Russian Crude Price Surpasses G7 Cap Amid Supply Crunch Anticipation.
Russia’s crude oil spot prices have exceeded the $60-per-barrel threshold set by the Group of Seven’s (G7) oil price cap scheme, indicating a tightening of supplies from Moscow and Riyadh. The G7 implemented this mechanism to maintain Russian oil flows in the market while restricting revenue for the Kremlin’s military operations.
Following introduction of the price cap scheme in December, the European Union banned imports of Russian crude. According to the G7 scheme, non-G7 buyers of Russian crude can receive services from Western shipping and insurance providers only if the oil is acquired at a price below $60 per barrel.

This week, the spot prices for Russia’s main export crude, known as Urals, which is a heavy-sulfur and “sour” oil loaded from ports like Primorsk, Ust-Luga, and Novorossiysk, surpassed the $60-per-barrel threshold for the first time since the implementation of the price cap mechanism.
Assessments from commodities pricing agencies, such as Argus and S&P Global Platts, indicated prices ranging from $60.18 to $60.78 per barrel for different Urals cargoes.
Crude oil traders, speaking anonymously, attributed the increase in spot Urals prices to global oil price hikes, with Ice Brent futures reaching over $80 per barrel on July 12. Disruptions in Libya have also contributed to sustaining this price level.
The Organization of the Petroleum Exporting Countries and the International Energy Agency forecast a surge in oil demand in the year’s second half. To manage supply, some OPEC+ members are implementing voluntary production cuts of 1.66 million barrels per day until the end of 2024.

Additionally, Saudi Arabia announced an extra unilateral decline of 1 million barrels per day for July and August, while Russia committed to cutting exports by an additional 500,000 barrels per day in the coming month.
Experts anticipate that with reduced supply from OPEC+ during the high-demand summer months, oil prices will be supported by more significant inventory declines.
Other factors contributing to the rise in Urals prices include the ongoing deadlock between Turkey and Iraq, which has resulted in the blockage of around 450,000 barrels per day of sour Kurdish crude flow via Ceyhan.

The concerns over macroeconomic factors impacting the crude oil market, such as U.S. inflation, have eased due to lower inflation rates. This has led to speculation that the U.S. Federal Reserve may scale back its program of interest rate hikes.
As a result, the U.S. dollar has weakened, equities have rallied, and there has been robust crude oil import data from China in June, according to Argus Chief Economist David Fyfe.
According to a trader interviewed, the demand for sour crude has surged, and dwindling refinery stocks no longer cushion the impact of lower output. As a result, prices for alternative crude options like Norway’s Johan Sverdrup and Libya’s Es Sider have spiked.

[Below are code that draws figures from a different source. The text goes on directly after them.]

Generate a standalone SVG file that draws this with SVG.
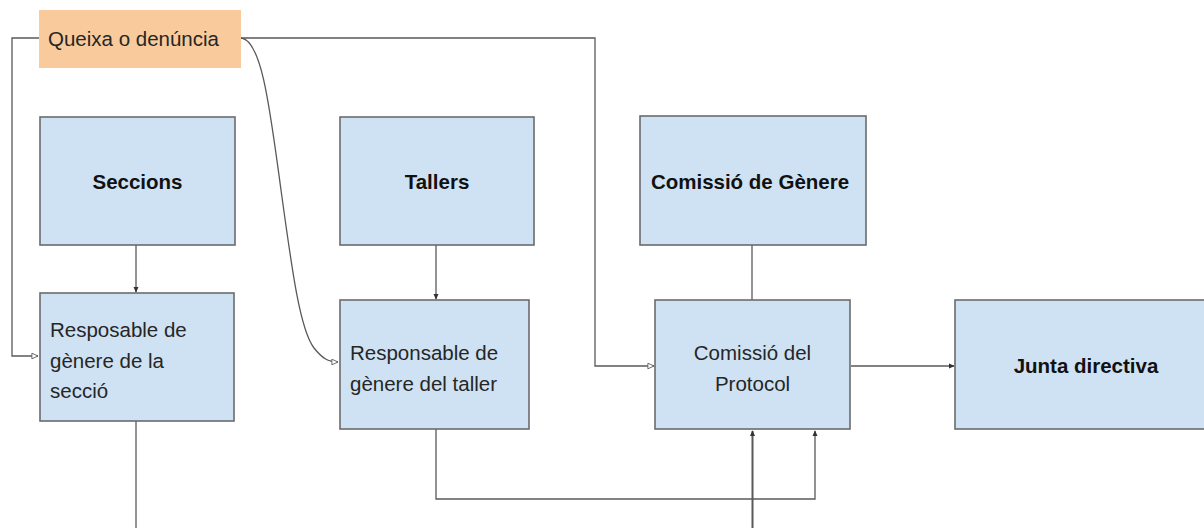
<svg xmlns="http://www.w3.org/2000/svg" width="1204" height="528" viewBox="0 0 1204 528">
<style>
.box{fill:#cfe2f3;stroke:#6b6b6b;stroke-width:1.6}
.q{fill:#f9cb9c;stroke:none}
.t{font-family:"Liberation Sans",Arial,sans-serif;font-size:20.5px;fill:#262626}
.b{font-family:"Liberation Sans",Arial,sans-serif;font-size:20.5px;font-weight:bold;fill:#111}
.c{fill:none;stroke:#595959;stroke-width:1.3}
</style>
<defs>
<marker id="fa" viewBox="0 0 8 8" refX="7" refY="4" markerWidth="6" markerHeight="6" orient="auto" markerUnits="userSpaceOnUse">
<path d="M0,0.5 L8,4 L0,7.5 Z" fill="#333"/>
</marker>
<marker id="oa" viewBox="0 0 8 8" refX="7.5" refY="4" markerWidth="7" markerHeight="7" orient="auto" markerUnits="userSpaceOnUse">
<path d="M0.5,0.8 L7.5,4 L0.5,7.2 Z" fill="#fff" stroke="#595959" stroke-width="1"/>
</marker>
</defs>
<rect width="1204" height="528" fill="#fff"/>
<g id="connectors">
<path class="c" d="M40,38 H12 V356 H38" marker-end="url(#oa)"/>
<path class="c" d="M241,38 H595 V366 H654" marker-end="url(#oa)"/>
<path class="c" d="M241,38 C262,40 270,110 281,190 C292,270 300,330 314,348 C322,358 328,362 338,362" marker-end="url(#oa)"/>
<path class="c" d="M136,245 V292" marker-end="url(#fa)"/>
<path class="c" d="M136,421 V528"/>
<path class="c" d="M436,245 V299" marker-end="url(#fa)"/>
<path class="c" d="M436,429 V499 H815 V431" marker-end="url(#fa)"/>
<path class="c" d="M752,245 V300"/>
<path class="c" style="stroke-width:2" d="M752.5,528 V431" marker-end="url(#fa)"/>
<path class="c" d="M851,366 H954" marker-end="url(#fa)"/>
</g>
<g id="queixa">
<rect class="q" x="39" y="10" width="202" height="58"/>
<text class="t" x="48" y="46">Queixa o denúncia</text>
</g>
<g id="seccions">
<rect class="box" x="40" y="117" width="195" height="128"/>
<text class="b" x="137.5" y="189" text-anchor="middle">Seccions</text>
</g>
<g id="tallers">
<rect class="box" x="340" y="117" width="194" height="128"/>
<text class="b" x="437" y="189" text-anchor="middle">Tallers</text>
</g>
<g id="comissio-genere">
<rect class="box" x="640" y="116" width="226" height="129"/>
<text class="b" x="750" y="189" text-anchor="middle">Comissió de Gènere</text>
</g>
<g id="resp-seccio">
<rect class="box" x="40" y="293" width="194" height="128"/>
<text class="t" x="50" y="337">Resposable de</text>
<text class="t" x="50" y="368">gènere de la</text>
<text class="t" x="50" y="398">secció</text>
</g>
<g id="resp-taller">
<rect class="box" x="340" y="300" width="189" height="129"/>
<text class="t" x="350" y="360">Responsable de</text>
<text class="t" x="350" y="391">gènere del taller</text>
</g>
<g id="comissio-protocol">
<rect class="box" x="655" y="300" width="195" height="129"/>
<text class="t" x="752.5" y="360" text-anchor="middle">Comissió del</text>
<text class="t" x="752.5" y="391" text-anchor="middle">Protocol</text>
</g>
<g id="junta">
<rect class="box" x="955" y="300" width="260" height="129"/>
<text class="b" x="1086" y="373" text-anchor="middle">Junta directiva</text>
</g>
</svg>
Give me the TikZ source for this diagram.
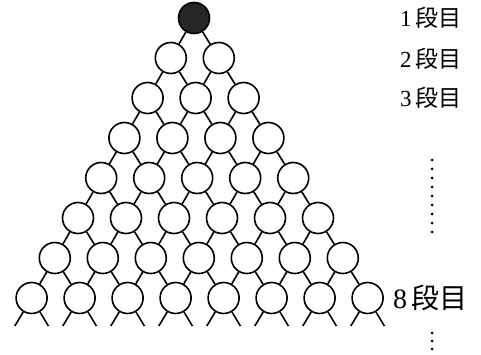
\documentclass[tikz,border=0pt]{standalone}
\usepackage{fontspec}
\setmainfont{Liberation Serif}
\newfontfamily\jpfont{Noto Sans CJK JP}
\tikzset{
  ball/.style={circle,draw=black,line width=1.6pt,minimum size=31pt,inner sep=0pt},
  topball/.style={ball,fill=black!85},
  link/.style={line width=1.6pt},
  lab/.style={anchor=west,inner sep=0pt,font=\fontsize{23}{23}\selectfont},
  labbig/.style={anchor=west,inner sep=0pt,font=\fontsize{28}{28}\selectfont},
  vdot/.style={circle,fill=black,inner sep=0pt,minimum size=3pt}
}
\begin{document}
\begin{tikzpicture}[x=1pt,y=-1pt]
\useasboundingbox (0,0) rectangle (481,355);
% balls
\node[topball] (n-1-1) at (194,18) {};
\foreach \r in {2,...,8}{
  \foreach \k in {1,...,\r}{
    \pgfmathsetmacro\xx{194+(\r-1)*0.8+(\k-1)*48-(\r-1)*24}
    \pgfmathsetmacro\yy{18+(\r-1)*40}
    \node[ball] (n-\r-\k) at (\xx,\yy) {};
  }
}
% links
\foreach \r in {1,...,7}{
  \pgfmathtruncatemacro\s{\r+1}
  \foreach \k in {1,...,\r}{
    \pgfmathtruncatemacro\kk{\k+1}
    \draw[link] (n-\r-\k) -- (n-\s-\k);
    \draw[link] (n-\r-\k) -- (n-\s-\kk);
  }
}
% legs of the last row
\foreach \k in {1,...,8}{
  \path (n-8-\k.center) ++(-16.8,28) coordinate (la-\k);
  \path (n-8-\k.center) ++(16.8,28) coordinate (lb-\k);
  \draw[link] (n-8-\k) -- (la-\k);
  \draw[link] (n-8-\k) -- (lb-\k);
}
% labels
\node[lab] (lab1) at (400,18) {1\,{\jpfont 段目}};
\node[lab] (lab2) at (400,59) {2\,{\jpfont 段目}};
\node[lab] (lab3) at (400,98) {3\,{\jpfont 段目}};
\node[labbig] (lab8) at (393,298) {8\,{\jpfont 段目}};
% vertical dots
\foreach \i in {0,...,8}{
  \node[vdot] (d-\i) at (432,160+\i*9) {};
}
\foreach \i in {0,...,2}{
  \node[vdot] (e-\i) at (432,333+\i*8) {};
}
\end{tikzpicture}
\end{document}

The Argus Global Head of Editorial Neil Fleming, explained that since most Russian crude falls on the heavier end of the spectrum, similar to Middle Eastern oil, it has become more valuable to buyers in Asia, especially India and China.
Many Asian oil refineries were designed to process higher-density “heavy” Middle Eastern oil, which is now in shorter supply due to OPEC’s production cuts.
While the breach of $60 per barrel for Russian crude prices might not immediately lead to changes in the price cap scheme, two traders suggested that G7 regulators would likely monitor the situation for a potential trend.
One trader mentioned the possibility of Washington considering another release of crude from strategic petroleum reserves (SPR) to mitigate price increases. However, the current low U.S. inflation might deprioritize such action.
The G7 periodically reviews the price cap, typically every two months, and relies on assessments from the International Energy Agency (IEA) regarding Russian export levels and revenues. So far, the G7 has hesitated to upset the balance of keeping Russian crude available while limiting its payments.
The increase above $60 per barrel is expected to mainly impact shipping and insurance arrangements for the “grey” fleet, which refers to oil tankers, including those purchased by Russia, that transport Russian crude under the G7 scheme.
Another option traders mention is the “dark” fleet, which involves vessels transporting Russian crude without investigating its purchase price and sometimes turning off position signalling devices during delivery.
The International Energy Agency’s latest report estimates that Russian crude and refined oil exports are already under pressure, losing 600,000 barrels daily in June. According to the IEA, Moscow’s export revenues for oil have also significantly declined, dropping by $1.5 billion to $11.8 billion compared to the same period last year.
However, some Russian crude transport, particularly to crucial buyer India, is expected to continue smoothly as it is mainly insured by non-Western providers and carried on Russia’s fleet, as noted by Viktor Katona, the Lead Crude Analyst at Kpler.
Any potential changes due to buyer concerns about transactional risks may lead to a shift in the currency for payments, such as using UAE dirhams instead of dollars. However, the yuan is seen as a politically less favourable option for Indian refiners.